31-latek został oskarżony o celowe wjechanie samochodem w dużą grupę ludzi z zamiarem ich zabicia w Różany Poniedziałek, kulminacyjny punkt sezonu karnawałowego w Niemczech, w lutym 2020 roku.
Kara dożywotniego pozbawienia wolności jest najsurowszym możliwym wyrokiem w Niemczech. Sąd w Kassel uznał winę skazanego za rażącą, co oznacza, że jego wyrok nie będzie automatycznie rozpatrywany pod kątem zwolnienia warunkowego po 15 latach - podał portal tagesschau.de.

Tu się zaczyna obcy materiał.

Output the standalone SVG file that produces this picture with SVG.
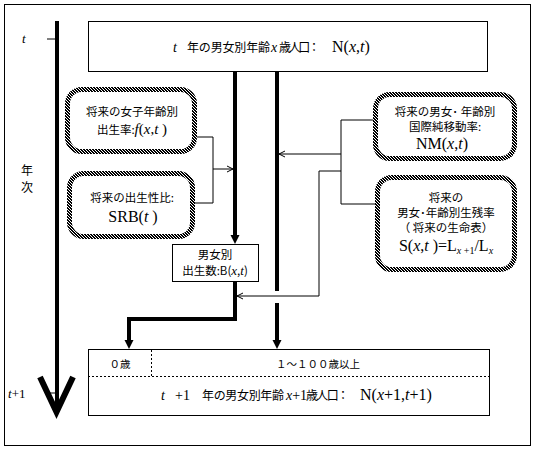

Kilkadziesiąt rannych, w tym 20 dzieci
Do zdarzenia doszło 24 lutego 2020 roku w miejscowości Volkmarsen w Hesji, 160 kilometrów od stolicy tego landu, Wiesbaden. Naoczni świadkowie mówili, że srebrny mercedes taranował ludzi na odcinku około 30 metrów. Według ich relacji, kierowca nie zwalniał, lecz przyśpiesał.
Jak podawała policja, w wyniku zdarzenia rannych zostało 61 osób, w tym 20 dzieci.
Mężczyzna był wcześniej notowany za wymuszenia i naruszenie miru domowego.